Fierce Santa Ana wind fanned the late-season blaze that started early Friday in School Canyon — a hilly, rocky area between Ventura and Ojai, about 60 miles northwest of Los Angeles.

The blaze was 30 percent contained early Saturday. After mapping, fire officials reduced the size of the blaze from 4,000 to 3,700 acres.

"We still have a few hot spots, but the fire is mostly lying down," Inspector Ron Haralson of the Los Angeles County Fire Department said.

The origin point and cause of the fire were under investigation.

At midmorning Friday, a wall of flames as high as 30 feet snaked along hillsides, and by early afternoon a huge plume of whiskey-brown smoke carried ash to the nearby Pacific Ocean.

In just a few hours, the wind-driven fire tripled in size. But the fire calmed down in the early evening as a cooler onshore breeze helped lower the wind and the temperature.

The National Weather Service canceled a wind advisory, but forecasters cautioned the wind would continue in the area through early Sunday at 15 to 25 mph with isolated gusts near 35 mph.

The fire roared down School Canyon heading to the northern edge of Ventura.
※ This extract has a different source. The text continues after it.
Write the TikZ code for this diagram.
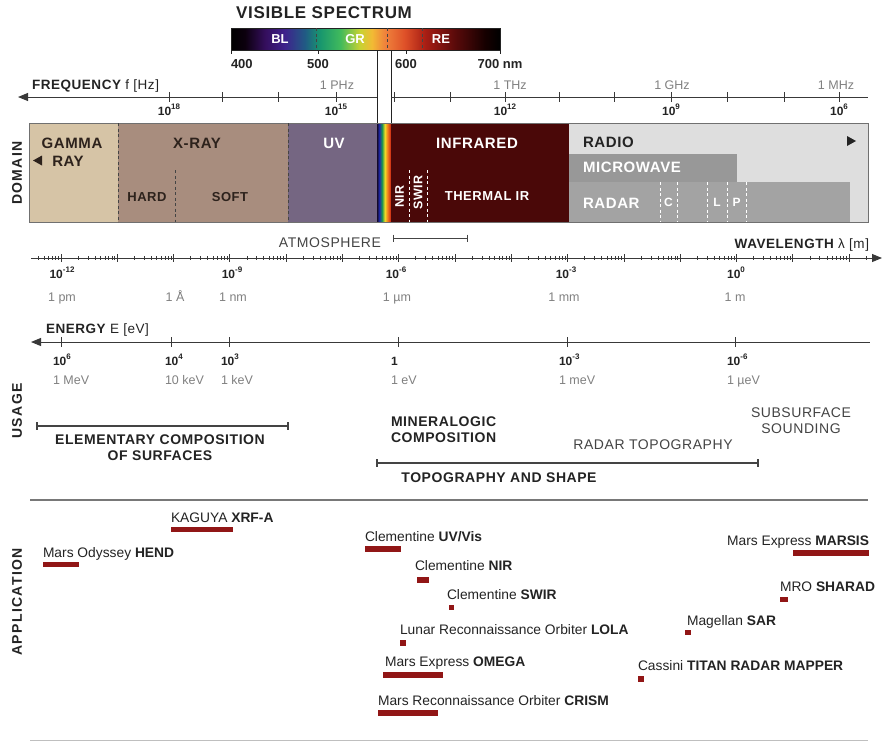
\documentclass[tikz,border=0pt]{standalone}
\usepackage{fontspec}
\setmainfont{Liberation Sans}
\newfontfamily\trk[LetterSpace=4]{Liberation Sans}
\newfontfamily\trkw[LetterSpace=10]{Liberation Sans}
\usetikzlibrary{arrows.meta}
\newcommand\fsz[1]{\fontsize{#1}{#1}\selectfont}
\newcommand\ex[1]{\raisebox{0.42em}{\fsz{8}#1}}
\definecolor{ink}{RGB}{35,35,35}
\definecolor{greytxt}{RGB}{128,128,128}
\definecolor{gammac}{RGB}{214,196,166}
\definecolor{xrayc}{RGB}{168,141,126}
\definecolor{uvc}{RGB}{117,102,130}
\definecolor{irc}{RGB}{74,8,8}
\definecolor{radioc}{RGB}{222,222,222}
\definecolor{microc}{RGB}{152,152,152}
\definecolor{radarc}{RGB}{163,163,163}
\definecolor{barred}{RGB}{145,22,22}
\definecolor{sepc}{RGB}{120,120,120}
\definecolor{xtxt}{RGB}{45,34,28}
\definecolor{vs1}{RGB}{12,0,14}
\definecolor{vs2}{RGB}{52,14,92}
\definecolor{vs3}{RGB}{62,34,140}
\definecolor{vs4}{RGB}{32,92,132}
\definecolor{vs5}{RGB}{24,150,110}
\definecolor{vs6}{RGB}{64,186,92}
\definecolor{vs7}{RGB}{200,210,50}
\definecolor{vs8}{RGB}{242,186,52}
\definecolor{vs9}{RGB}{240,130,60}
\definecolor{vs10}{RGB}{222,80,40}
\definecolor{vs11}{RGB}{168,30,20}
\definecolor{vs12}{RGB}{90,10,10}
\definecolor{vs13}{RGB}{22,0,0}
\definecolor{rb1}{RGB}{20,10,40}
\definecolor{rb2}{RGB}{30,40,170}
\definecolor{rb3}{RGB}{30,150,80}
\definecolor{rb4}{RGB}{240,220,40}
\definecolor{rb5}{RGB}{240,130,30}
\definecolor{rb6}{RGB}{200,30,20}
\pgfdeclarehorizontalshading{visspec}{100bp}{color(0bp)=(black); color(25bp)=(black); color(27.6bp)=(vs1); color(31.3bp)=(vs2); color(35bp)=(vs3); color(38.8bp)=(vs4); color(41.5bp)=(vs5); color(45.3bp)=(vs6); color(49bp)=(vs7); color(51.2bp)=(vs8); color(53.6bp)=(vs9); color(57.3bp)=(vs10); color(61.1bp)=(vs11); color(66.6bp)=(vs12); color(72.2bp)=(vs13); color(75bp)=(black); color(100bp)=(black)}
\pgfdeclarehorizontalshading{rbstrip}{100bp}{color(0bp)=(rb1); color(25bp)=(rb1); color(33bp)=(rb2); color(43bp)=(rb3); color(53bp)=(rb4); color(62bp)=(rb5); color(75bp)=(rb6); color(100bp)=(rb6)}
\begin{document}
\begin{tikzpicture}[x=1pt,y=-1pt,
  every node/.style={inner sep=0pt,outer sep=0pt},
  ttl/.style={font=\trk\bfseries\fsz{17},text=ink},
  spec/.style={font=\bfseries\fsz{13},text=white,anchor=base},
  num/.style={font=\bfseries\fsz{13},text=ink},
  axname/.style={font=\trk\fsz{13.5},text=ink},
  expo/.style={font=\bfseries\fsz{12},text=ink},
  unit/.style={font=\fsz{12.5},text=greytxt},
  axis/.style={draw=ink!90,line width=1},
  dom/.style={font=\trk\bfseries\fsz{15},anchor=base},
  sub/.style={font=\trk\bfseries\fsz{13},anchor=base},
  side/.style={font=\trkw\bfseries\fsz{14},text=ink,rotate=90},
  use/.style={font=\trk\bfseries\fsz{14},text=ink},
  usereg/.style={font=\trk\fsz{14},text=ink!85},
  app/.style={font=\fsz{13.8},text=ink,anchor=base west},
  dashd/.style={dash pattern=on 3pt off 2.5pt,line width=0.8},
  rng/.style={draw=ink!85,line width=1.2}
]
\useasboundingbox (0,0) rectangle (883,742);

% ---------- visible spectrum ----------
\node[ttl,anchor=base] (title) at (324,18.5) {VISIBLE SPECTRUM};
\node[draw=ink,line width=0.7,shading=visspec,minimum width=269,minimum height=22,anchor=north west] (visbar) at (231,28) {};
\foreach \x in {316,387,422} \draw[ink!85,dashd] (\x,28) -- (\x,50);
\node[spec] (bl) at (280,43) {BL};
\node[spec] (gr) at (355,43) {GR};
\node[spec] (re) at (441,43) {RE};
\draw[ink,line width=0.8] (231,50) -- (231,54) (318,50) -- (318,54) (406,50) -- (406,54) (500,50) -- (500,54);
\node[num,anchor=base west] (n400) at (231,68) {400};
\node[num,anchor=base] (n500) at (318,68) {500};
\node[num,anchor=base] (n600) at (406,68) {600};
\node[num,anchor=base] (n700) at (500,68) {700 nm};
\draw[ink,line width=1] (377,50) -- (377,123) (391,50) -- (391,123);

% ---------- frequency axis ----------
\coordinate (fL) at (18,97);
\coordinate (fA) at (377,97);
\coordinate (fB) at (391,97);
\coordinate (fR) at (868,97);
\draw[axis,{Triangle[length=10pt,width=8pt]}-] (fL) -- (fA);
\draw[axis] (fB) -- (fR);
\foreach \x in {169,222,278,336,394,450,505,559,614,671,727,784,839} \draw[axis] (\x,92) -- (\x,102);
\node[axname,anchor=base west] (freq) at (32,89) {{\bfseries FREQUENCY} f [Hz]};
\node[unit,anchor=base] (phz) at (337,89) {1 PHz};
\node[unit,anchor=base] (thz) at (510,89) {1 THz};
\node[unit,anchor=base] (ghz) at (672,89) {1 GHz};
\node[unit,anchor=base] (mhz) at (836,89) {1 MHz};
\node[expo,anchor=base] (f18) at (169,115) {10\ex{18}};
\node[expo,anchor=base] (f15) at (336,115) {10\ex{15}};
\node[expo,anchor=base] (f12) at (505,115) {10\ex{12}};
\node[expo,anchor=base] (f9) at (671,115) {10\ex{9}};
\node[expo,anchor=base] (f6) at (839,115) {10\ex{6}};

% ---------- domain band ----------
\fill[gammac] (29,123) rectangle (118,222);
\fill[xrayc] (118,123) rectangle (288,222);
\fill[uvc] (288,123) rectangle (377,222);
\shade[shading=rbstrip] (377,123) rectangle (391,222);
\fill[irc] (391,123) rectangle (569,222);
\fill[radioc] (569,123) rectangle (868,222);
\fill[microc] (569,154) rectangle (737,182);
\fill[radarc] (569,182) rectangle (850,222);
\draw[ink!65,line width=0.9] (29,123) rectangle (868,222);
\draw[ink!85,dashd] (118,123) -- (118,222) (288,123) -- (288,222) (175,170) -- (175,222);
\draw[white,dashd] (409,170) -- (409,222) (427,170) -- (427,222);
\foreach \x in {660,677,707,727,746} \draw[white,dashd] (\x,182) -- (\x,222);

\node[dom,text=xtxt] (gamma) at (72,148) {GAMMA};
\node[dom,text=xtxt] (ray) at (68,166) {RAY};
\fill[xtxt] (33,160.5) -- (42,155.5) -- (42,165.5) -- cycle;
\node[dom,text=xtxt] (xray) at (197,148) {X-RAY};
\node[sub,text=xtxt] (hard) at (147,201) {HARD};
\node[sub,text=xtxt] (soft) at (230,201) {SOFT};
\node[dom,text=white] (uv) at (334,148) {UV};
\node[dom,text=white] (ir) at (477,148) {INFRARED};
\node[font=\trk\bfseries\fsz{12.5},text=white,rotate=90] (nir) at (399.5,196.5) {NIR};
\node[font=\trk\bfseries\fsz{12.5},text=white,rotate=90] (swir) at (418,192.5) {SWIR};
\node[sub,text=white] (tir) at (487,200) {THERMAL IR};
\node[dom,text=ink,anchor=base west] (radio) at (583,147) {RADIO};
\fill[ink] (856,141) -- (847,136) -- (847,146) -- cycle;
\node[dom,text=white,anchor=base west] (micro) at (583,172) {MICROWAVE};
\node[dom,text=white,anchor=base west] (radar) at (583,208) {RADAR};
\node[sub,text=white,font=\bfseries\fsz{12}] (bc) at (668.5,206) {C};
\node[sub,text=white,font=\bfseries\fsz{12}] (bl2) at (717,206) {L};
\node[sub,text=white,font=\bfseries\fsz{12}] (bp) at (736.5,206) {P};
\node[side] (domain) at (17,173) {DOMAIN};

% ---------- wavelength axis ----------
\coordinate (wl) at (31,258);
\coordinate (wr) at (882,258);
\draw[axis,-{Triangle[length=10pt,width=8pt]}] (wl) -- (wr);
\foreach \k in {0,...,14}{\pgfmathsetmacro\xx{61+56.3*\k}\draw[axis] (\xx,254) -- (\xx,262);}
\foreach \k in {-1,...,14}{\foreach \m in {2,...,9}{%
  \pgfmathsetmacro\xx{61+56.3*(\k+log10(\m))}%
  \ifdim\xx pt>34pt \ifdim\xx pt<872pt \draw[axis,line width=0.6] (\xx,256) -- (\xx,260);\fi\fi}}
\node[usereg,anchor=base east] (atm) at (381,247) {ATMOSPHERE};
\coordinate (atmA) at (393,238);
\coordinate (atmB) at (467,238);
\draw[rng,line width=1] (atmA) -- (atmB);
\draw[rng,line width=1] (393,234.5) -- (393,241.5) (467,234.5) -- (467,241.5);
\node[axname,anchor=base east] (wlname) at (869,248) {{\bfseries WAVELENGTH} λ [m]};
\node[expo,anchor=base] (w12) at (62,278) {10\ex{-12}};
\node[expo,anchor=base] (w9) at (232,278) {10\ex{-9}};
\node[expo,anchor=base] (w6) at (396,278) {10\ex{-6}};
\node[expo,anchor=base] (w3) at (566,278) {10\ex{-3}};
\node[expo,anchor=base] (w0) at (736,278) {10\ex{0}};
\node[unit,anchor=base] (pm) at (62,301) {1 pm};
\node[unit,anchor=base] (ang) at (175,301) {1 Å};
\node[unit,anchor=base] (nm) at (233,301) {1 nm};
\node[unit,anchor=base] (um) at (397,301) {1 µm};
\node[unit,anchor=base] (mm) at (564,301) {1 mm};
\node[unit,anchor=base] (m) at (735,301) {1 m};

% ---------- energy axis ----------
\coordinate (el) at (31,342);
\coordinate (er) at (870,342);
\draw[axis,{Triangle[length=10pt,width=8pt]}-] (el) -- (er);
\foreach \x in {61,171,229,398,567,735} \draw[axis] (\x,337) -- (\x,347);
\node[axname,anchor=base west] (ename) at (46,333) {{\bfseries ENERGY} E [eV]};
\node[expo,anchor=base west] (e6) at (53,365) {10\ex{6}};
\node[expo,anchor=base west] (e4) at (165,365) {10\ex{4}};
\node[expo,anchor=base west] (e3) at (221,365) {10\ex{3}};
\node[expo,anchor=base west] (e0) at (391,365) {1};
\node[expo,anchor=base west] (em3) at (559,365) {10\ex{-3}};
\node[expo,anchor=base west] (em6) at (727,365) {10\ex{-6}};
\node[unit,anchor=base west] (mev) at (53,384) {1 MeV};
\node[unit,anchor=base west] (kev10) at (165,384) {10 keV};
\node[unit,anchor=base west] (kev) at (221,384) {1 keV};
\node[unit,anchor=base west] (ev) at (391,384) {1 eV};
\node[unit,anchor=base west] (mev3) at (559,384) {1 meV};
\node[unit,anchor=base west] (uev) at (727,384) {1 µeV};

% ---------- usage ----------
\node[side] (usage) at (17,411) {USAGE};
\coordinate (elA) at (37,426);
\coordinate (elB) at (288,426);
\draw[rng] (elA) -- (elB);
\draw[rng] (37,422) -- (37,430) (288,422) -- (288,430);
\node[use,anchor=base] (elem1) at (160,444) {ELEMENTARY COMPOSITION};
\node[use,anchor=base] (elem2) at (160,460) {OF SURFACES};
\node[use,anchor=base west] (min1) at (391,426) {MINERALOGIC};
\node[use,anchor=base west] (min2) at (391,442) {COMPOSITION};
\node[usereg,anchor=base] (radtopo) at (653,449) {RADAR TOPOGRAPHY};
\coordinate (tpA) at (377,463);
\coordinate (tpB) at (758,463);
\draw[rng] (tpA) -- (tpB);
\draw[rng] (377,459) -- (377,467) (758,459) -- (758,467);
\node[use,anchor=base] (topo) at (499,482) {TOPOGRAPHY AND SHAPE};
\node[usereg,anchor=base] (sub1) at (801,417) {SUBSURFACE};
\node[usereg,anchor=base] (sub2) at (801,433.5) {SOUNDING};
\draw[sepc,line width=1.5] (30,500) -- (868,500);

% ---------- application ----------
\node[side] (appl) at (17,602) {APPLICATION};
\node[app] (kag) at (171,522) {KAGUYA \textbf{XRF-A}};
\fill[barred] (171,527) rectangle (233,532);
\node[app] (hend) at (43,557) {Mars Odyssey \textbf{HEND}};
\fill[barred] (43,562) rectangle (79,567);
\node[app] (cuv) at (365,541.5) {Clementine \textbf{UV/Vis}};
\fill[barred] (365,546) rectangle (401,551.5);
\node[app] (cnir) at (415,570) {Clementine \textbf{NIR}};
\fill[barred] (417,577) rectangle (429,583);
\node[app] (cswir) at (447,599) {Clementine \textbf{SWIR}};
\fill[barred] (449,605) rectangle (454,610);
\node[app] (lola) at (400,634) {Lunar Reconnaissance Orbiter \textbf{LOLA}};
\fill[barred] (400,639.5) rectangle (406,645.5);
\node[app] (omega) at (385,666.5) {Mars Express \textbf{OMEGA}};
\fill[barred] (383,672) rectangle (443,678);
\node[app] (crism) at (378,705) {Mars Reconnaissance Orbiter \textbf{CRISM}};
\fill[barred] (378,710) rectangle (438,716);
\node[app,anchor=base east] (marsis) at (869,545) {Mars Express \textbf{MARSIS}};
\fill[barred] (793,550) rectangle (869,555.5);
\node[app] (sharad) at (780,591.5) {MRO \textbf{SHARAD}};
\fill[barred] (780,597) rectangle (788,602);
\node[app] (sar) at (687,625) {Magellan \textbf{SAR}};
\fill[barred] (685,629.5) rectangle (690.5,635);
\node[app] (titan) at (638,670.5) {Cassini \textbf{TITAN RADAR MAPPER}};
\fill[barred] (638,676) rectangle (644,682);
\draw[black!25,line width=1] (30,740.5) -- (868,740.5);
\end{tikzpicture}
\end{document}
At one point, it burned to the backyards of several large homes.

"We have a lot of crews up there and are making every effort to protect those structures," said Joe Luna, a spokesman with the Ventura County Fire Department. "But we are confident that the winds — when they calm down — will allow us to put this out."

Many of the stucco homes in the area have tile roofs, and fire officials said requirements that brush be cleared around houses had helped.

Still, firefighting equipment was headed to Ventura from throughout the state. Bulldozers and hotshot crews worked their way up Highway 101 from Los Angeles. Water-dropping helicopters and fixed-wing aircraft also were called in to assist firefighters on the ground.

Late Friday, FEMA authorized the use of federal funds to help the state battle the fire.